### EXERCISE DETAILS
Repeat verbatim the lines from the one containing "What seaborn and" to the one containing "linewidth=0, ax=ax, zorder=3)", ends included, minus any pictures.

### DATA EXCERPTS
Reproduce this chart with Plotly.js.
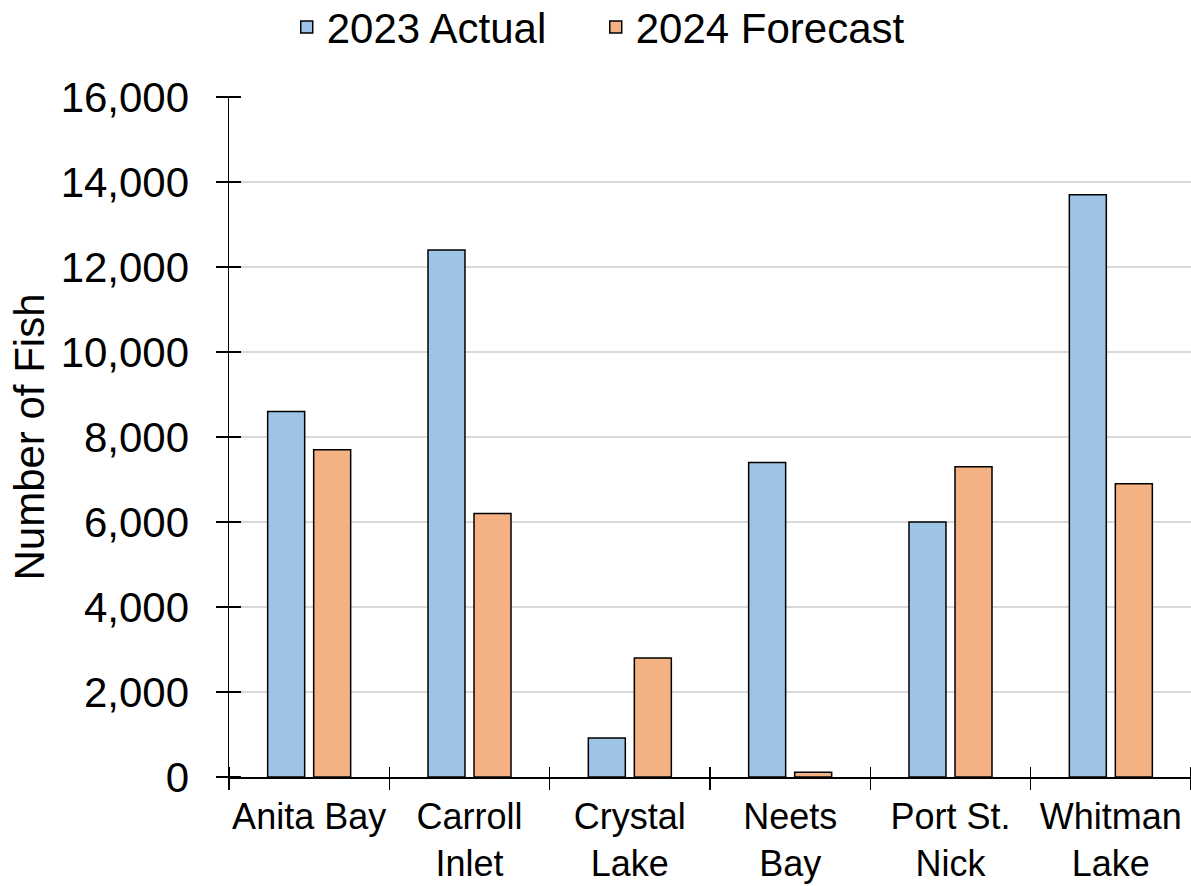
<!DOCTYPE html>
<html><head><meta charset="utf-8">
<script src="https://cdn.plot.ly/plotly-3.0.1.min.js"></script>
<style>html,body{margin:0;padding:0;background:#fff}#chart{width:1191px;height:886px}</style>
</head><body><div id="chart"></div>
<script>
const categories = ["Anita Bay", "Carroll<br>Inlet", "Crystal<br>Lake", "Neets<br>Bay", "Port St.<br>Nick", "Whitman<br>Lake"];
const actual2023 = [8600, 12400, 920, 7400, 6000, 13700];
const forecast2024 = [7700, 6200, 2800, 110, 7300, 6900];
const yTickVals = [0, 2000, 4000, 6000, 8000, 10000, 12000, 14000, 16000];

const font = "Liberation Sans, Arial, sans-serif";
const traces = [
  {type: "bar", name: "2023 Actual", x: categories, y: actual2023,
   marker: {color: "#9dc3e6", line: {color: "#000", width: 1.5}}},
  {type: "bar", name: "2024 Forecast", x: categories, y: forecast2024,
   marker: {color: "#f4b183", line: {color: "#000", width: 1.5}}},
  {type: "scatter", mode: "markers", x: categories, y: actual2023, xaxis: "x2", yaxis: "y2",
   marker: {opacity: 0}, showlegend: false, hoverinfo: "skip"}
];
const layout = {
  width: 1191, height: 886,
  margin: {l: 229, r: 0, t: 97, b: 109, autoexpand: false},
  paper_bgcolor: "#fff", plot_bgcolor: "#fff",
  font: {family: font, color: "#000"},
  barmode: "group", bargap: 0.426, bargroupgap: 0.196,
  showlegend: true,
  legend: {orientation: "h", x: 0.06, xref: "paper", xanchor: "left", y: 1.1025, yanchor: "middle",
           font: {size: 42, family: font}, traceorder: "normal",
           entrywidth: 264, entrywidthmode: "pixels"},
  xaxis: {type: "category", range: [-0.5, 5.5], tickson: "boundaries", ticks: "outside", ticklen: 11,
          tickwidth: 1.5, tickcolor: "#000", showline: true, linecolor: "#000", linewidth: 1.5,
          ticklabelstandoff: 7, tickangle: 0, automargin: false,
          tickfont: {size: 36, family: font}, showgrid: false, fixedrange: true},
  yaxis: {range: [0, 16000], tickvals: yTickVals, tickformat: ",d", ticks: "outside", ticklen: 12,
          tickwidth: 1.5, tickcolor: "#000", showline: true, linecolor: "#000", linewidth: 1.5,
          gridcolor: "#d9d9d9", gridwidth: 1.5, zeroline: false, ticklabelstandoff: 18, automargin: false,
          tickfont: {size: 42, family: font},
          title: {text: "Number of Fish", font: {size: 42, family: font}, standoff: 3}},
  xaxis2: {type: "category", overlaying: "x", range: [-0.5, 5.5], tickson: "boundaries", ticks: "outside",
           ticklen: 22, tickwidth: 1.5, tickcolor: "#000", showticklabels: false, showgrid: false,
           showline: false, side: "bottom", anchor: "free", position: 0.0162},
  yaxis2: {overlaying: "y", range: [0, 16000], tickvals: yTickVals, ticks: "outside", ticklen: 24,
           tickwidth: 1.5, tickcolor: "#000", showticklabels: false, showgrid: false, zeroline: false,
           showline: false, side: "left", anchor: "free", position: 0.01247}
};
Plotly.newPlot("chart", traces, layout, {displayModeBar: false, staticPlot: true});
</script></body></html>
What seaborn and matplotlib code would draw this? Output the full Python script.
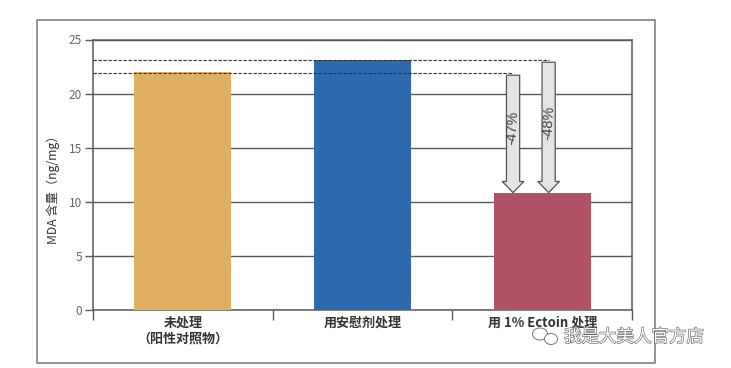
import matplotlib
matplotlib.use("Agg")
import matplotlib.pyplot as plt
import matplotlib.patheffects as pe
from matplotlib.patches import Rectangle, Ellipse
import pandas as pd
import seaborn as sns

# === DATA ===
categories = ["未处理\n（阳性对照物）", "用安慰剂处理", "用 1% Ectoin 处理"]
mda_values = [22.0, 23.15, 10.85]
bar_colors = ["#E0B062", "#2D69AF", "#B05263"]
y_ticks = [0, 5, 10, 15, 20, 25]
arrow_labels = ["-47%", "-48%"]
arrow_from = [21.7, 22.9]
arrow_x = [1.838, 2.036]
arrow_text_y = [16.8, 17.3]
dash_levels = [21.9, 23.1]
dash_ends = [1.84, 2.04]

sns.set_style("white")
plt.rcParams['font.family'] = ['Noto Sans CJK SC', 'DejaVu Sans']
GRAY = "#5a5a5a"

fig = plt.figure(figsize=(7.31, 3.68), dpi=100)
ax = fig.add_axes([93/731, 1 - 310/368, 539/731, 270.5/368])

df = pd.DataFrame({"cat": categories, "mda": mda_values})
sns.barplot(data=df, x="cat", y="mda", hue="cat", palette=bar_colors, legend=False,
            width=0.54, saturation=1, edgecolor="none", linewidth=0, ax=ax, zorder=3)

ax.set_xlim(-0.5, 2.5)
ax.set_ylim(0, 25)
ax.set_xlabel("")
ax.set_ylabel("")
fig.text(53/731, 1 - 187/368, "MDA 含量（ng/mg）", rotation=90, fontsize=8.8, color="#333333",
         ha='center', va='center')

# grid behind the bars
ax.set_yticks(y_ticks)
ax.grid(axis='y', color=GRAY, lw=1.0, zorder=1)
ax.set_axisbelow(True)
ax.tick_params(axis='y', left=True, length=6, width=1.0, color=GRAY, labelsize=8.5, labelcolor="#666666", pad=2)

# separators as major ticks, names on minor ticks
ax.set_xticks([-0.5, 0.5, 1.5, 2.5], labels=[])
ax.set_xticks([0, 1, 2], labels=categories, minor=True)
ax.tick_params(axis='x', which='major', bottom=True, length=7, width=1.0, color=GRAY)
ax.tick_params(axis='x', which='minor', bottom=False, labelsize=9.4, labelcolor="#333333", pad=2)
for lab in ax.get_xticklabels(minor=True):
    lab.set_fontweight('bold')
    lab.set_linespacing(1.2)

for s in ax.spines.values():
    s.set_visible(True)
    s.set_color(GRAY)
    s.set_linewidth(1.1)

# dashed reference levels
for lev, end in zip(dash_levels, dash_ends):
    ax.plot([-0.5, end], [lev, lev], color="#333333", lw=0.8, ls=(0, (3, 1.5)), zorder=4)

# reduction arrows
for x, start, ty, lab in zip(arrow_x, arrow_from, arrow_text_y, arrow_labels):
    ax.annotate("", xy=(x, mda_values[2]), xytext=(x, start), zorder=5,
                arrowprops=dict(width=9.5, headwidth=15.5, headlength=8, shrink=0,
                                facecolor="#E4E4E4", edgecolor="#555555", lw=0.9))
    ax.text(x, ty, lab, rotation=86, ha='center', va='center', fontsize=10.5,
            family='Liberation Sans', color="#444444", zorder=6)

# outer frame
fig.add_artist(Rectangle((36.5/731, 1 - 363/368), 618.5/731, 343/368, fill=False,
                         edgecolor="#777777", lw=1.1, transform=fig.transFigure))

# watermark
fig.text(564/731, 1 - 337/368, "我是大美人官方店", fontsize=12.6, color="white", va='center',
         path_effects=[pe.withStroke(linewidth=0.9, foreground="#666666")], zorder=10)
for cx, cy, w, h in [(540, 334, 15, 12), (551, 339, 13, 11)]:
    fig.add_artist(Ellipse((cx/731, 1 - cy/368), w/731, h/368, facecolor="white",
                           edgecolor="#777777", lw=0.7, transform=fig.transFigure, zorder=10))

fig.savefig("out.png", dpi=100)
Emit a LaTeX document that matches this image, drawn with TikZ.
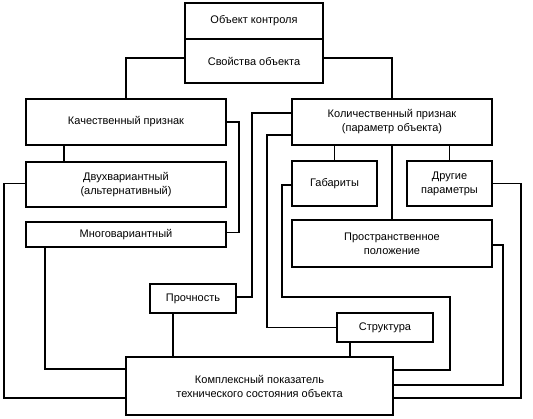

### EXERCISE RESULT
What seaborn and matplotlib code would draw this? Output the full Python script.
import matplotlib
matplotlib.use("Agg")
import matplotlib.pyplot as plt
import matplotlib.patheffects as pe
from matplotlib.patches import Rectangle, Ellipse
import pandas as pd
import seaborn as sns

# === DATA ===
categories = ["未处理\n（阳性对照物）", "用安慰剂处理", "用 1% Ectoin 处理"]
mda_values = [22.0, 23.15, 10.85]
bar_colors = ["#E0B062", "#2D69AF", "#B05263"]
y_ticks = [0, 5, 10, 15, 20, 25]
arrow_labels = ["-47%", "-48%"]
arrow_from = [21.7, 22.9]
arrow_x = [1.838, 2.036]
arrow_text_y = [16.8, 17.3]
dash_levels = [21.9, 23.1]
dash_ends = [1.84, 2.04]

sns.set_style("white")
plt.rcParams['font.family'] = ['Noto Sans CJK SC', 'DejaVu Sans']
GRAY = "#5a5a5a"

fig = plt.figure(figsize=(7.31, 3.68), dpi=100)
ax = fig.add_axes([93/731, 1 - 310/368, 539/731, 270.5/368])

df = pd.DataFrame({"cat": categories, "mda": mda_values})
sns.barplot(data=df, x="cat", y="mda", hue="cat", palette=bar_colors, legend=False,
            width=0.54, saturation=1, edgecolor="none", linewidth=0, ax=ax, zorder=3)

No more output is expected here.